Untuk memenuhi permintaan PT AAL itu, Edy sekitar akhir Februari 2016 memanggil stafnya Sarwo Edi dan Irdiansyah untuk menerima pengajuakn PK dan memberikan 1 ampolp berisi 4 lembar pecahan 1000 dolar Singapura  kepada Sarwo dan Irdiansyah.

Akhirnya, kuasa baru PT AAL pun mengirimkan permohonan PK pada 2 Maret 2016.

"Setelah terdakwa mengetahui kelengkapan berkasnya dan terdakwa juga dihubungi Nurhadi selaku Sekretaris MS melalui telepon yang meminta berkas niaga perkara PT AAL untuk segera dikirim ke MA, terdakwa mengirim ke MA pada 30 Maret," jelas jaksa .

Pada 18 April 2016, Ervan dan Wresti masih memnta Edy Nasution membantu perkara yang dihadapi Lippo Group di PN Jakpus.
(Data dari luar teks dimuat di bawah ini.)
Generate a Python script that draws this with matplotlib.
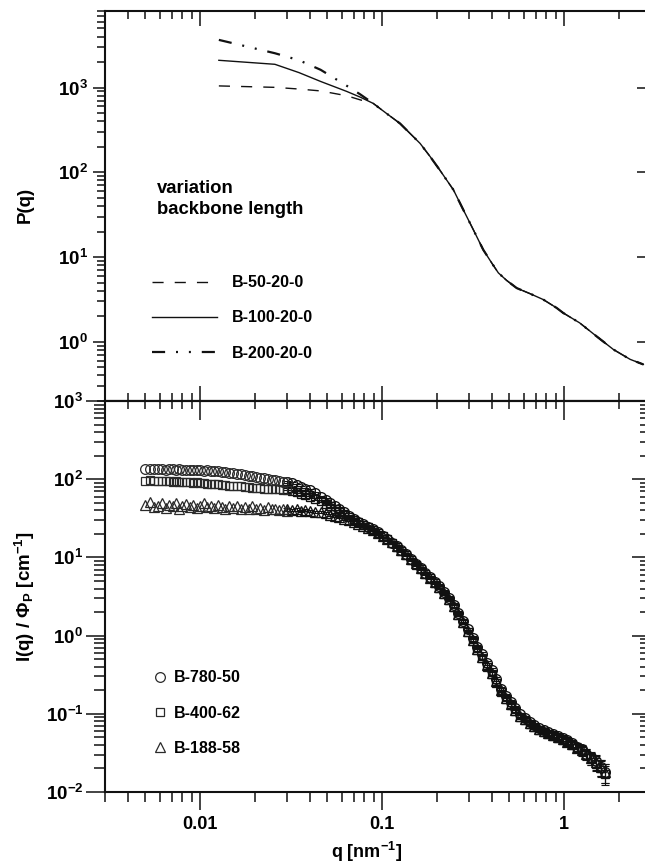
import numpy as np
import matplotlib
matplotlib.use("Agg")
import matplotlib.pyplot as plt
from matplotlib.ticker import FuncFormatter, NullFormatter, LogLocator

plt.rcParams['font.family'] = ['Liberation Sans', 'DejaVu Sans']
plt.rcParams['font.weight'] = 'bold'
plt.rcParams['mathtext.fontset'] = 'custom'
plt.rcParams['mathtext.rm'] = 'Liberation Sans:bold'
plt.rcParams['mathtext.bf'] = 'Liberation Sans:bold'
plt.rcParams['mathtext.it'] = 'Liberation Sans:bold:italic'
plt.rcParams['mathtext.default'] = 'bf'

# ---------------- upper panel: model form factors P(q) ----------------
q_model_low = [0.0127, 0.0258, 0.035, 0.046, 0.064, 0.076]
p_b50_low = [1045, 1005, 960, 912, 800, 715]
p_b100_low = [2096, 1880, 1500, 1180, 900, 770]
p_b200_low = [3650, 2540, 2100, 1620, 1050, 830]

q_model = [0.0896, 0.106, 0.1256, 0.162, 0.184, 0.208, 0.247, 0.280, 0.318,
           0.360, 0.401, 0.436, 0.484, 0.550, 0.650, 0.769, 0.911, 0.99, 1.22,
           1.51, 1.87, 2.31, 2.73]
p_model = [649, 494, 377, 219, 153, 106, 62, 36, 20.9,
           12.2, 8.5, 6.5, 5.3, 4.3, 3.70, 3.15, 2.51, 2.19, 1.67,
           1.16, 0.81, 0.62, 0.54]

model_labels = ['B-50-20-0', 'B-100-20-0', 'B-200-20-0']

# ---------------- lower panel: measured intensities ----------------
sample_labels = ['B-780-50', 'B-400-62', 'B-188-58']

# low-q detector setting
q_low = [0.0050, 0.0053, 0.0056, 0.0059, 0.0062, 0.0065, 0.0068, 0.0071,
         0.0074, 0.0077, 0.0080, 0.0084, 0.0088, 0.0092, 0.0096, 0.0100,
         0.0105, 0.0110, 0.0115, 0.0120, 0.0126, 0.0132, 0.0138, 0.0145,
         0.0152, 0.0160, 0.0168, 0.0176, 0.0185, 0.0194, 0.0204, 0.0214,
         0.0225, 0.0236, 0.0248, 0.0260, 0.0273, 0.0287, 0.0300]
i780_low = [135, 134, 136, 134, 135, 133, 135, 134, 133, 134, 132, 133, 131,
            132, 130, 131, 129, 130, 128, 127, 126, 124, 123, 121, 119, 117,
            115, 113, 111, 109, 107, 105, 103, 101, 99, 97, 95, 93, 91]
i400_low = [96, 97, 95, 96, 94, 95, 94, 93, 94, 92, 93, 91, 92, 90, 91, 89,
            89, 88, 87, 87, 86, 85, 84, 83, 82.5, 82, 81, 80, 79, 78, 77.5,
            77, 76, 75.5, 75, 74.5, 74, 73.5, 73]
i188_low = [47, 51, 44, 46, 49, 43, 47, 45, 50, 42, 46, 48, 44, 47, 43, 46,
            49, 44, 45, 43, 47, 44, 42, 46, 43, 45, 41, 44, 42, 45, 41, 43,
            40, 44, 41, 42, 40, 41, 39]

# high-q detector setting
q_high = [0.030, 0.032, 0.034, 0.036, 0.038, 0.040, 0.043, 0.046, 0.049,
          0.052, 0.055, 0.058, 0.062, 0.066, 0.070, 0.074, 0.079, 0.084,
          0.089, 0.095, 0.101, 0.107, 0.114, 0.121, 0.128, 0.136, 0.145,
          0.154, 0.163, 0.173, 0.184, 0.195, 0.207, 0.220, 0.234, 0.248,
          0.263, 0.279, 0.296, 0.315, 0.334, 0.355, 0.377, 0.400, 0.425,
          0.451, 0.479, 0.509, 0.540, 0.574, 0.609, 0.647, 0.687, 0.729,
          0.774, 0.822, 0.873, 0.927, 0.984, 1.045, 1.110, 1.178, 1.251,
          1.328, 1.410, 1.497, 1.590, 1.690]
i780_high = [93, 89, 85, 80, 76, 72, 66, 60, 55, 50, 46, 42, 38, 34, 31,
             28.5, 26.5, 24.5, 22.8, 21.0, 19.0, 17.3, 15.5, 13.8, 12.3,
             10.9, 9.5, 8.3, 7.3, 6.4, 5.6, 4.9, 4.25, 3.6, 3.0, 2.45, 1.95,
             1.55, 1.2, 0.92, 0.72, 0.58, 0.45, 0.36, 0.28, 0.21, 0.17,
             0.14, 0.118, 0.098, 0.088, 0.079, 0.072, 0.066, 0.062, 0.058,
             0.055, 0.052, 0.049, 0.046, 0.042, 0.038, 0.035, 0.031, 0.028,
             0.025, 0.021, 0.018]
i400_high = [74, 71, 68, 65, 62, 60, 56, 52, 48, 45, 42, 39, 36, 33, 30,
             28, 26, 24.2, 22.5, 20.6, 18.8, 17.0, 15.2, 13.6, 12.1, 10.6,
             9.3, 8.1, 7.1, 6.2, 5.4, 4.7, 4.1, 3.45, 2.85, 2.35, 1.85, 1.45,
             1.12, 0.86, 0.66, 0.52, 0.40, 0.32, 0.25, 0.19, 0.155, 0.128,
             0.108, 0.092, 0.083, 0.075, 0.068, 0.062, 0.058, 0.055, 0.052,
             0.049, 0.046, 0.043, 0.040, 0.037, 0.033, 0.030, 0.027, 0.023,
             0.020, 0.017]
i188_high = [41, 40, 41, 39, 40, 39, 38, 38, 37, 35, 34, 33, 31, 30, 28.5,
             27, 25.5, 24, 22.3, 20.8, 18.9, 17.4, 15.6, 14.0, 12.5, 11.0,
             9.6, 8.4, 7.3, 6.4, 5.5, 4.8, 4.2, 3.55, 2.95, 2.4, 1.9, 1.5,
             1.15, 0.88, 0.68, 0.54, 0.42, 0.33, 0.26, 0.20, 0.16, 0.132,
             0.111, 0.094, 0.085, 0.077, 0.070, 0.064, 0.060, 0.056, 0.053,
             0.050, 0.047, 0.044, 0.041, 0.037, 0.034, 0.031, 0.027, 0.024,
             0.021, 0.018]
rel_err_high = [0.03, 0.03, 0.03, 0.03, 0.03, 0.03, 0.03, 0.03, 0.03, 0.03,
                0.03, 0.03, 0.03, 0.03, 0.03, 0.03, 0.03, 0.03, 0.03, 0.03,
                0.03, 0.03, 0.03, 0.03, 0.03, 0.03, 0.03, 0.03, 0.03, 0.03,
                0.03, 0.03, 0.04, 0.04, 0.04, 0.04, 0.04, 0.04, 0.04, 0.06,
                0.06, 0.06, 0.06, 0.06, 0.06, 0.06, 0.06, 0.06, 0.06, 0.06,
                0.06, 0.06, 0.06, 0.06, 0.06, 0.08, 0.08, 0.09, 0.09, 0.10,
                0.10, 0.11, 0.13, 0.15, 0.17, 0.20, 0.23, 0.28]

# ---------------- figure layout (pixel boxes) ----------------
W, H = 645, 865
fig = plt.figure(figsize=(W / 100, H / 100), dpi=100)


def box(x0, y0, x1, y1):
    return fig.add_axes([x0 / W, 1 - y1 / H, (x1 - x0) / W, (y1 - y0) / H])


ax1 = box(104.8, 11, 650.8, 401)
ax2 = box(104.8, 401, 650.8, 792)

ink = '#111111'
exp_fmt = FuncFormatter(lambda v, pos: r'$\mathbf{10^{%d}}$' % int(round(np.log10(v))))

for ax in (ax1, ax2):
    ax.set_xscale('log')
    ax.set_yscale('log')
    ax.set_xlim(0.003, 3)
    for s in ax.spines.values():
        s.set_linewidth(1.5)
        s.set_color(ink)
    ax.yaxis.set_major_formatter(exp_fmt)
    ax.yaxis.set_minor_formatter(NullFormatter())
    ax.xaxis.set_minor_formatter(NullFormatter())
    ax.yaxis.set_minor_locator(LogLocator(base=10, subs=np.arange(2, 10)))
    ax.xaxis.set_minor_locator(LogLocator(base=10, subs=np.arange(2, 10)))
    ax.tick_params(which='both', width=1.1, color=ink)
    ax.tick_params(axis='y', labelsize=13.5)
    ax.tick_params(axis='x', labelsize=13)

ax1.set_ylim(0.2, 8000)
ax2.set_ylim(0.01, 1000)

# upper panel ticks
ax1.tick_params(axis='x', which='both', direction='in', top=True, bottom=True,
                labelbottom=False)
ax1.tick_params(axis='x', which='major', length=11)
ax1.tick_params(axis='x', which='minor', length=6)
ax1.tick_params(axis='y', which='both', direction='out', left=True, right=False)
ax1.tick_params(axis='y', which='major', length=9, pad=3)
ax1.tick_params(axis='y', which='minor', length=6)
r1 = ax1.secondary_yaxis('right')
r1.tick_params(which='both', direction='in', width=1.1, color=ink, labelright=False)
r1.tick_params(which='major', length=10)
r1.tick_params(which='minor', length=4)
r1.spines['right'].set_linewidth(1.5)

# lower panel ticks
ax2.tick_params(axis='x', which='both', direction='out', top=False, bottom=True)
ax2.tick_params(axis='x', which='major', length=13, pad=4)
ax2.tick_params(axis='x', which='minor', length=7)
ax2.xaxis.set_major_formatter(FuncFormatter(lambda v, pos: '%g' % v))
ax2.tick_params(axis='y', which='both', direction='out', left=True, right=False)
ax2.tick_params(axis='y', which='major', length=14, pad=1.5)
ax2.tick_params(axis='y', which='minor', length=8)
t2 = ax2.secondary_xaxis('top')
t2.tick_params(which='both', direction='in', width=1.1, color=ink, labeltop=False)
t2.tick_params(which='major', length=14)
t2.tick_params(which='minor', length=6)
t2.spines['top'].set_linewidth(1.5)
r2 = ax2.secondary_yaxis('right')
r2.tick_params(which='both', direction='in', width=1.1, color=ink, labelright=False)
r2.tick_params(which='major', length=14)
r2.tick_params(which='minor', length=8)
r2.spines['right'].set_linewidth(1.5)

# ---------------- upper panel curves ----------------
l50, = ax1.plot(q_model_low + q_model, p_b50_low + p_model, color=ink, lw=1.0,
                linestyle=(0, (8, 8)), label=model_labels[0])
l100, = ax1.plot(q_model_low + q_model, p_b100_low + p_model, color=ink, lw=1.0,
                 linestyle='-', label=model_labels[1])
l200, = ax1.plot(q_model_low + q_model, p_b200_low + p_model, color=ink, lw=1.6,
                 linestyle=(0, (5.9, 4.9, 0.9, 4.9, 0.9, 4.9)), label=model_labels[2])

ax1.legend(handles=[l50, l100, l200], loc='center left',
           bbox_to_anchor=(152 / W, 1 - 318 / H), bbox_transform=fig.transFigure,
           frameon=False, fontsize=11.5, handlelength=4.1, handletextpad=0.9,
           labelspacing=1.27, borderpad=0, borderaxespad=0)

fig.text(157 / W, 1 - 193 / H, 'variation', fontsize=13.3, fontweight='bold',
         va='baseline', ha='left')
fig.text(157 / W, 1 - 214 / H, 'backbone length', fontsize=13.3, fontweight='bold',
         va='baseline', ha='left')

# ---------------- lower panel data ----------------
styles = [('o', 7.0), ('s', 6.3), ('^', 7.0)]
low_sets = [i780_low, i400_low, i188_low]
high_sets = [i780_high, i400_high, i188_high]
handles = []
for (mk, ms), lab, ilo, ihi in zip(styles, sample_labels, low_sets, high_sets):
    ihi = np.asarray(ihi)
    err = ihi * np.asarray(rel_err_high)
    ax2.errorbar(q_high, ihi, yerr=err, fmt='none', ecolor=ink, elinewidth=0.8,
                 capsize=2.8, capthick=0.8, zorder=2)
    ax2.plot(q_high, ihi, linestyle='none', marker=mk, ms=ms, mfc='none',
             mec=ink, mew=0.95, zorder=3)
    h, = ax2.plot(q_low, ilo, linestyle='none', marker=mk, ms=ms, mfc='none',
                  mec='#2a2a2a', mew=0.9, zorder=3, label=lab)
    handles.append(h)

ax2.legend(handles=handles, loc='center left',
           bbox_to_anchor=(153.6 / W, 1 - 713 / H), bbox_transform=fig.transFigure,
           frameon=False, fontsize=11.5, handlelength=0.8, handletextpad=0.45,
           labelspacing=1.27, borderpad=0, borderaxespad=0, numpoints=1)

# ---------------- axis titles ----------------
fig.text(25 / W, 1 - 205 / H, 'P(q)', rotation=90, ha='center', va='center',
         fontsize=13.5, fontweight='bold')
fig.text(25 / W, 1 - 597 / H, r'I(q) / $\Phi_P$ [cm$^{-1}$]', rotation=90,
         ha='center', va='center', fontsize=13.5, fontweight='bold')
fig.text(367 / W, 1 - 852 / H, r'q [nm$^{-1}$]', ha='center', va='center',
         fontsize=13, fontweight='bold')

fig.savefig('out.png', dpi=100)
Edy juga dihubungi Doddy ada titipan uang dari Wresti yang berasal dari Ervan yang dianggap hadiap perkawinan anak Edy. Uang sebesar Rp50 juta itu diberikan pada 20 April di hotel Acacia, kemudian petugas KPK menangkap Edy dan Doddy.

Atas dakwaan itu, Edy Nasution mengaku mengerti dan tidak mengajukan nota keberatan (eksepsi). Sidang dilanjutkan pada 14 September 2016.